2005-07-12

Prémio
HAPPY-HOUR NA AUTO-ESTRADA
Por Vasco Eiriz

Com excepção dos utilizadores das SCUTs, qualquer consumidor racional que pretende minimizar os seus custos não deixará de considerar o preço das portagens demasiado elevado. Se, contudo, viajar pela A1 numa sexta-feira à tarde, talvez o preço das portagens lhe pareça estar demasiado baixo.

No outro lado da relação, qualquer concessionária de auto-estradas que aplique racionalidade idêntica julgará que as portagens não estão caras. Se, contudo, essa concessionária ou o Estado apurarem o preço médio das portagens por quilómetro em relação ao rendimento per capita do país e compararem esse indicador com outros países talvez constatem que o preço praticado é demasiado alto.

Afinal em que ficamos? As portagens praticadas em Portugal são caras ou baratas? Esta é uma questão fundamental de resposta fácil. Mas, evidentemente, o cálculo duma portagem média é insuficiente, tanto mais que sabemos existirem auto-estradas “gratuitas” e outras pagas directamente pelo utilizador.

Descontando o erro crasso da manutenção das SCUTs e da não aplicação do princípio do utilizador-pagador, há outras questões não menos interessantes sobre a política de preços nas auto-estradas. Num dos limites, as portagens poderiam ser de fixação livre. No limite oposto, o Estado fixaria administrativamente um preço sem qualquer intermediação. Na realidade, existe intermediação envolvendo Estado e concessionárias.

Faz sentido que o Estado continue a ter o seu papel neste mercado, quiçá até de uma forma mais exigente, como o demonstra uma petição entrada recentemente na Assembleia da República a propor a redução ou suspensão das portagens em troços de auto-estradas em obras ou a medida recentemente noticiada de afixar o preço dos combustíveis na via. Mas, faz também sentido ponderar decisões de preço que favoreçam o fim público das auto-estradas sem que se prejudique a sustentabilidade económica de cada via.

De forma elementar, estas decisões de preço podem basear-se nos três Cs (custos, clientes, concorrentes), sendo possível ponderar cada um destes Cs e introduzir alguns mecanismos simples de regulação da procura. O critério da concorrência neste mercado tem particularidades que justificam discuti-lo noutra oportunidade, mas os outros dois critérios merecem uma breve reflexão.

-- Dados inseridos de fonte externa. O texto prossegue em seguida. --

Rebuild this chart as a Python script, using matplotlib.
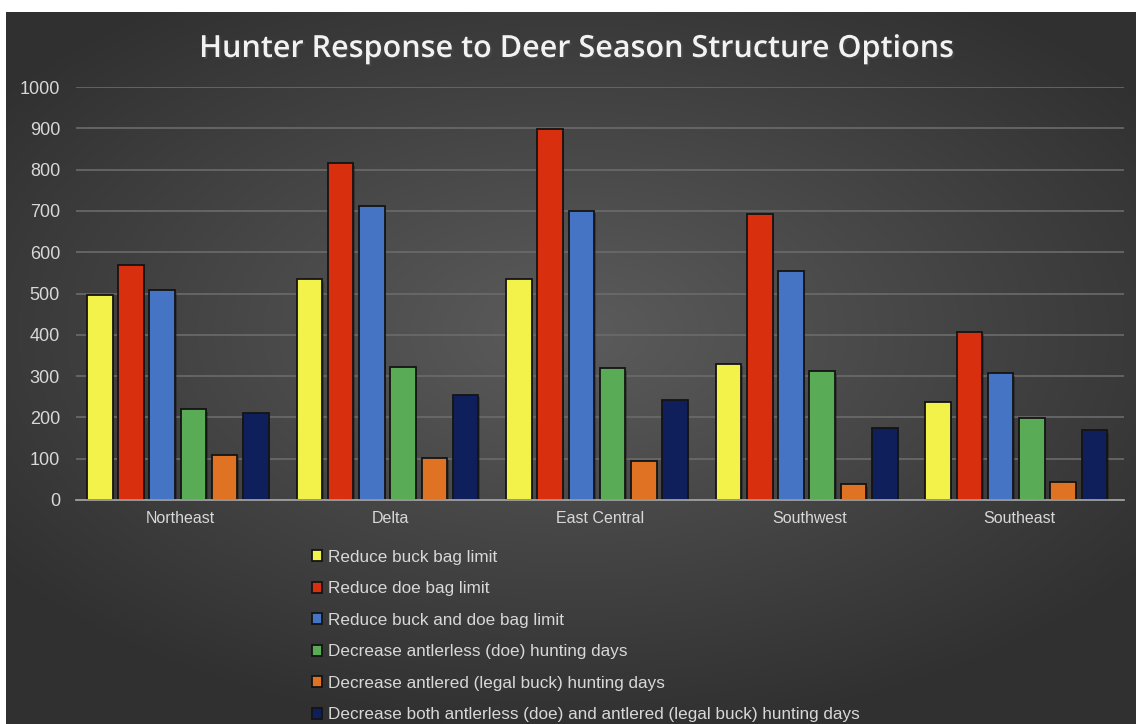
import numpy as np
import matplotlib
matplotlib.use("Agg")
import matplotlib.pyplot as plt
import matplotlib.patheffects as pe

# Data
regions = ["Northeast", "Delta", "East Central", "Southwest", "Southeast"]
series_names = [
    "Reduce buck bag limit",
    "Reduce doe bag limit",
    "Reduce buck and doe bag limit",
    "Decrease antlerless (doe) hunting days",
    "Decrease antlered (legal buck) hunting days",
    "Decrease both antlerless (doe) and antlered (legal buck) hunting days",
]
buck_bag = [497, 535, 536, 330, 238]
doe_bag = [568, 815, 898, 692, 407]
buck_doe_bag = [508, 711, 700, 554, 307]
antlerless_days = [220, 323, 319, 312, 198]
antlered_days = [110, 102, 95, 38, 44]
both_days = [210, 255, 242, 175, 169]
series_values = [buck_bag, doe_bag, buck_doe_bag, antlerless_days, antlered_days, both_days]
colors = ["#f2f24a", "#d8300f", "#4674c4", "#5aab55", "#e07224", "#0f1f5c"]

plt.rcParams['font.family'] = ['Liberation Sans', 'DejaVu Sans']
text_col = "#d8d8d8"

fig = plt.figure(figsize=(11.36, 7.24), dpi=100)
fig.patch.set_facecolor("white")

# dark radial gradient background, leaving a thin white margin top/left
bg = fig.add_axes([6 / 1136, 0, 1 - 6 / 1136, 1 - 12 / 724])
yy, xx = np.mgrid[-1:1:300j, -1:1:400j]
r = np.sqrt((xx * 0.9) ** 2 + ((yy + 0.1) * 1.0) ** 2)
shade = np.clip(0.36 - 0.15 * r, 0.19, 0.36)
bg.imshow(np.dstack([shade] * 3), aspect="auto", extent=[0, 1, 0, 1], interpolation="bilinear")
bg.set_axis_off()

ax = fig.add_axes([76 / 1136, 1 - 500 / 724, (1124 - 76) / 1136, (500 - 87) / 724])
ax.set_facecolor("none")

x = np.arange(len(regions))
pitch = 0.149
width = 0.122
for i, (name, vals, col) in enumerate(zip(series_names, series_values, colors)):
    offs = (i - 2.5) * pitch - 0.014
    # drop shadow
    ax.bar(x + offs + 0.007, vals, width, bottom=-6, color="#000000", alpha=0.25, zorder=2)
    ax.bar(x + offs, vals, width, color=col, edgecolor="#141414", linewidth=1.3,
           label=name, zorder=3)

ax.set_xlim(-0.5, len(regions) - 0.5)
ax.set_ylim(0, 1000)
ax.set_yticks(np.arange(0, 1001, 100))
ax.set_xticks(x)
ax.set_xticklabels(regions)
ax.grid(axis="y", color="#6b6b6b", linewidth=1.2, zorder=0)
ax.set_axisbelow(True)
for s in ["top", "right", "left"]:
    ax.spines[s].set_visible(False)
ax.spines["bottom"].set_color("#a0a0a0")
ax.spines["bottom"].set_linewidth(1.3)
ax.spines["bottom"].set_zorder(4)
ax.tick_params(axis="x", length=0, colors=text_col, labelsize=11.5, pad=8)
ax.tick_params(axis="y", length=0, colors=text_col, labelsize=13, pad=11.5)

fig.text(0.507, 1 - 57 / 724, "Hunter Response to Deer Season Structure Options",
         ha="center", va="baseline", fontsize=22, color="#f2f2f2", fontweight="semibold",
         fontfamily=["Open Sans", "DejaVu Sans"],
         path_effects=[pe.withSimplePatchShadow(offset=(1.5, -1.5), alpha=0.6)])

leg = fig.legend(loc="upper left", bbox_to_anchor=(303 / 1136, 1 - 541 / 724),
                 frameon=False, fontsize=12.3, labelcolor=text_col,
                 handlelength=0.6, handleheight=0.6, handletextpad=0.35,
                 labelspacing=0.97, borderpad=0)

fig.savefig("out.png", dpi=100, facecolor=fig.get_facecolor())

Por exemplo, ao diferenciar o preço das portagens consoante a categoria do veículo que as utiliza, o princípio subjacente é o do custo. Admite-se neste caso que, por exemplo, um veículo pesado gera um maior desgaste da auto-estrada do que um veículo ligeiro. É, aliás, com base neste argumento que se sustenta a ideia de que os motociclistas deveriam pagar portagens mais baixas do que os veículos de quatro rodas, não só porque os custos do serviço para a concessionária são inferiores mas também porque os benefícios são menores para o cliente.

Ponderando de forma mais completa a diferenciação de preços, faria também sentido diferenciar os preços em função de outras características associadas ao perfil da procura. Não poderiam as portagens ser mais baratas, por exemplo, em períodos de menor utilização e mais caras nos momentos de maior procura, sendo assim o preço de um mesmo troço distinto consoante a hora ou dia de utilização? Mantendo a receita total, não resultaria daqui um maior benefício colectivo, por exemplo, em termos de tráfego e segurança?

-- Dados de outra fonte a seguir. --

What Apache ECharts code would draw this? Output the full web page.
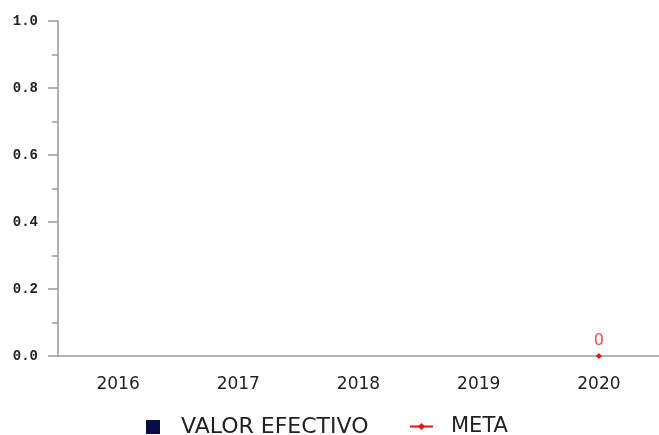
<!DOCTYPE html>
<html>
<head>
    <meta charset="utf-8">
    <script src="https://cdn.jsdelivr.net/npm/echarts@6/dist/echarts.min.js"></script>
    <style>
        html, body { margin: 0; padding: 0; background: #fff; }
        #main { width: 659px; height: 435px; }
    </style>
</head>
<body>
    <div id="main"></div>
    <script>
        var years = ['2016', '2017', '2018', '2019', '2020'];
        var valorEfectivo = [null, null, null, null, null];
        var meta = [null, null, null, null, 0];

        var chart = echarts.init(document.getElementById('main'));
        var axisColor = '#999';

        var option = {
            animation: false,
            textStyle: { fontFamily: 'DejaVu Sans' },
            grid: { left: 58, right: 0, top: 21, bottom: 79 },
            legend: [{
                left: 146,
                top: 416,
                padding: 0,
                itemWidth: 14,
                itemHeight: 14,
                textStyle: { fontSize: 22, color: '#222', padding: [0, 0, 0, 16] },
                data: [{ name: 'VALOR EFECTIVO', icon: 'rect', itemStyle: { color: '#0b0b45' } }]
            }, {
                left: 409,
                top: 416,
                padding: 0,
                itemWidth: 23,
                itemHeight: 9,
                textStyle: { fontSize: 21, color: '#222', padding: [0, 0, 0, 13] },
                data: [{ name: 'META' }]
            }],
            xAxis: {
                type: 'category',
                data: years,
                axisLine: { lineStyle: { color: axisColor, width: 1.5 } },
                axisTick: { show: false },
                axisLabel: { color: '#222', fontSize: 17, margin: 20 }
            },
            yAxis: {
                type: 'value',
                min: 0,
                max: 1,
                interval: 0.2,
                splitLine: { show: false },
                axisLine: { show: true, lineStyle: { color: axisColor, width: 1.5 } },
                axisTick: { show: true, length: 10, lineStyle: { color: axisColor, width: 1.5 } },
                minorTick: { show: true, splitNumber: 2, length: 6, lineStyle: { color: axisColor, width: 1.5 } },
                axisLabel: {
                    color: '#222', fontSize: 14, fontWeight: 'bold', margin: 20,
                    fontFamily: 'Liberation Mono',
                    formatter: function (v) { return v.toFixed(1); }
                }
            },
            series: [{
                name: 'VALOR EFECTIVO',
                type: 'bar',
                itemStyle: { color: '#0b0b45' },
                data: valorEfectivo
            }, {
                name: 'META',
                type: 'line',
                color: '#ee1111',
                symbol: 'diamond',
                symbolSize: 6,
                lineStyle: { color: '#ee1111', width: 2 },
                itemStyle: { color: '#ee1111' },
                label: { show: true, position: 'top', color: '#e05252', fontSize: 16, distance: 4 },
                data: meta
            }]
        };

        chart.setOption(option);
    </script>
</body>
</html>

Estas medidas de diferenciação parecem, de facto, mais justas do que a simples discriminação entre vias sem custos directos para utilizador e vias com portagem. São também mais justas do que outras medidas que apontariam, por exemplo, para a discriminação de preço entre residentes na região e forasteiros.

Concluindo, em bens desta natureza talvez faça sentido pensar em estruturas de preço menos elementares do que as existentes. Não abdicando do princípio do utilizador-pagador, é possível introduzir outros critérios de diferenciação de preço sem, contudo, tornar as estruturas de preço de tal forma complexas que deixem o cliente sem perceber o que está a pagar.

Referência original: Eiriz, Vasco (2005), "Happy-hour na auto-estrada", Prémio (7 de Julho).